Starting with the first line below, extract each line through the one that contains "0.774, 0.830, 0.860, 0.855, 0.890, 0.880, 0.866, 0.912, 0.920]", inclusive, excluding pictures.

--- START Supplied material ---

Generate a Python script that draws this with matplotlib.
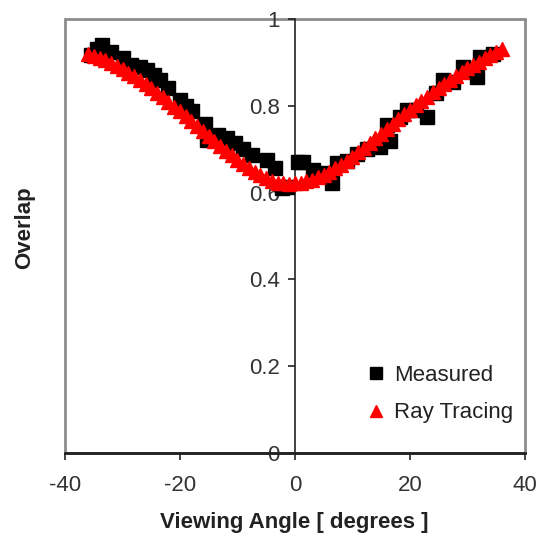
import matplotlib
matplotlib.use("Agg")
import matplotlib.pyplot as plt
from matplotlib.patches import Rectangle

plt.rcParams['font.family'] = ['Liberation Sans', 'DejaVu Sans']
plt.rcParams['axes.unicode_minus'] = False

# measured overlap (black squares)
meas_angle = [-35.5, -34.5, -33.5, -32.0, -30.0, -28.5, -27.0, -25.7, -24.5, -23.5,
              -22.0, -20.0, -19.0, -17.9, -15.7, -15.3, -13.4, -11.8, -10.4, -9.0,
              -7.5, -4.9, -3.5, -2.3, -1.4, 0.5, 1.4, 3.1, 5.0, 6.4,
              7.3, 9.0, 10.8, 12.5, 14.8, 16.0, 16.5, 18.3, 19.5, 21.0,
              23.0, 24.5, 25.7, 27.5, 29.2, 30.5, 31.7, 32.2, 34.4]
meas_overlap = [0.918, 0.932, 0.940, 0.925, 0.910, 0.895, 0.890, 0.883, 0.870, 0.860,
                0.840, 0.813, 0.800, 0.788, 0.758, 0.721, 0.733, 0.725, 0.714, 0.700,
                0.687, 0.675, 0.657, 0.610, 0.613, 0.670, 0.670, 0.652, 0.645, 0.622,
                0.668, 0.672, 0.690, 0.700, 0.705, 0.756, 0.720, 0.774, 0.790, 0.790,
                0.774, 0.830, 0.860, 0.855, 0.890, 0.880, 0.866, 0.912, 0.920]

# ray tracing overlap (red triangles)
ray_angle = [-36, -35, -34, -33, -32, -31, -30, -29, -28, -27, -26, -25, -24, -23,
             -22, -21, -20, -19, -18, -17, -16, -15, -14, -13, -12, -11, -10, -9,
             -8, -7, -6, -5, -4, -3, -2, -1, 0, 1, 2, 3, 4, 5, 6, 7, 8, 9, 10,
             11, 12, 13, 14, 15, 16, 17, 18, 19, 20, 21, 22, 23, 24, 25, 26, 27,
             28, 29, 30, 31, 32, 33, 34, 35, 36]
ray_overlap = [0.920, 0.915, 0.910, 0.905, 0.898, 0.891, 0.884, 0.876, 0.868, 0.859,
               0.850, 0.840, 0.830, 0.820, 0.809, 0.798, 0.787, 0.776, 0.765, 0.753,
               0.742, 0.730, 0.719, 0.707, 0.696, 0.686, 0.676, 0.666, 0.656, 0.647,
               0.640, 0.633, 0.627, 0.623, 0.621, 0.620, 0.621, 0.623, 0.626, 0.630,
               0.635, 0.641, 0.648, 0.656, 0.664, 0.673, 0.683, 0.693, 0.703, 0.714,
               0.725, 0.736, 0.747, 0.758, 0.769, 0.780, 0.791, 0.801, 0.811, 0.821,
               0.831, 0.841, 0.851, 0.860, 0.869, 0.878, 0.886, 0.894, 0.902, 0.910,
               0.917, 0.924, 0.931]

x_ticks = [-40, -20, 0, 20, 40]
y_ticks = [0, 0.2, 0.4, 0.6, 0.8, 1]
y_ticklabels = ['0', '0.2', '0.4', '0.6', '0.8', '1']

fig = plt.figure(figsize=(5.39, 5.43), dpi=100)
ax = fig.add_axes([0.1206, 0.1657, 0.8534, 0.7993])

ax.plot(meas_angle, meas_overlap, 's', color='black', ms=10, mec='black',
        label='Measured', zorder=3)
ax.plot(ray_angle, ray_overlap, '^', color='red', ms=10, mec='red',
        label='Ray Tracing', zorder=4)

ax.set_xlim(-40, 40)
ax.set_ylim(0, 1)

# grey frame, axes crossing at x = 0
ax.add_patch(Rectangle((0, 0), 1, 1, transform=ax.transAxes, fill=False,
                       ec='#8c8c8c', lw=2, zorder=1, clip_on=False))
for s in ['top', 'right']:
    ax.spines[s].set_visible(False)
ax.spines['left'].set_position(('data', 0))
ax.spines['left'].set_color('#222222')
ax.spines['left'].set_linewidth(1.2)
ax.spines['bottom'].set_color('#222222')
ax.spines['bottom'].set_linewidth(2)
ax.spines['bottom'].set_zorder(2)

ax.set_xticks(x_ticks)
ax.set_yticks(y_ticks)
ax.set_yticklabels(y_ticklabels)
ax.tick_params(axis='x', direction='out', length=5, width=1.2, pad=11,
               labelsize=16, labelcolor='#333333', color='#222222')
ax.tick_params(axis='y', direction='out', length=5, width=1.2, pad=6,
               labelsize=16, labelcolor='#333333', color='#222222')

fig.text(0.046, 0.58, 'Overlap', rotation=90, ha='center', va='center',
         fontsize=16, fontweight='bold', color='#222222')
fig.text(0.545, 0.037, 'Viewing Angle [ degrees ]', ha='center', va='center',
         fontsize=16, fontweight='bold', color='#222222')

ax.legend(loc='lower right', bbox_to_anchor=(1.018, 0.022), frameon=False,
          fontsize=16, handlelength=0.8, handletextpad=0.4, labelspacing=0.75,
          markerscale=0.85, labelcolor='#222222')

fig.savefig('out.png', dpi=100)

--- END Supplied material ---

* Full output:
Generate a Python script that draws this with matplotlib.
import matplotlib
matplotlib.use("Agg")
import matplotlib.pyplot as plt
from matplotlib.patches import Rectangle

plt.rcParams['font.family'] = ['Liberation Sans', 'DejaVu Sans']
plt.rcParams['axes.unicode_minus'] = False

# measured overlap (black squares)
meas_angle = [-35.5, -34.5, -33.5, -32.0, -30.0, -28.5, -27.0, -25.7, -24.5, -23.5,
              -22.0, -20.0, -19.0, -17.9, -15.7, -15.3, -13.4, -11.8, -10.4, -9.0,
              -7.5, -4.9, -3.5, -2.3, -1.4, 0.5, 1.4, 3.1, 5.0, 6.4,
              7.3, 9.0, 10.8, 12.5, 14.8, 16.0, 16.5, 18.3, 19.5, 21.0,
              23.0, 24.5, 25.7, 27.5, 29.2, 30.5, 31.7, 32.2, 34.4]
meas_overlap = [0.918, 0.932, 0.940, 0.925, 0.910, 0.895, 0.890, 0.883, 0.870, 0.860,
                0.840, 0.813, 0.800, 0.788, 0.758, 0.721, 0.733, 0.725, 0.714, 0.700,
                0.687, 0.675, 0.657, 0.610, 0.613, 0.670, 0.670, 0.652, 0.645, 0.622,
                0.668, 0.672, 0.690, 0.700, 0.705, 0.756, 0.720, 0.774, 0.790, 0.790,
                0.774, 0.830, 0.860, 0.855, 0.890, 0.880, 0.866, 0.912, 0.920]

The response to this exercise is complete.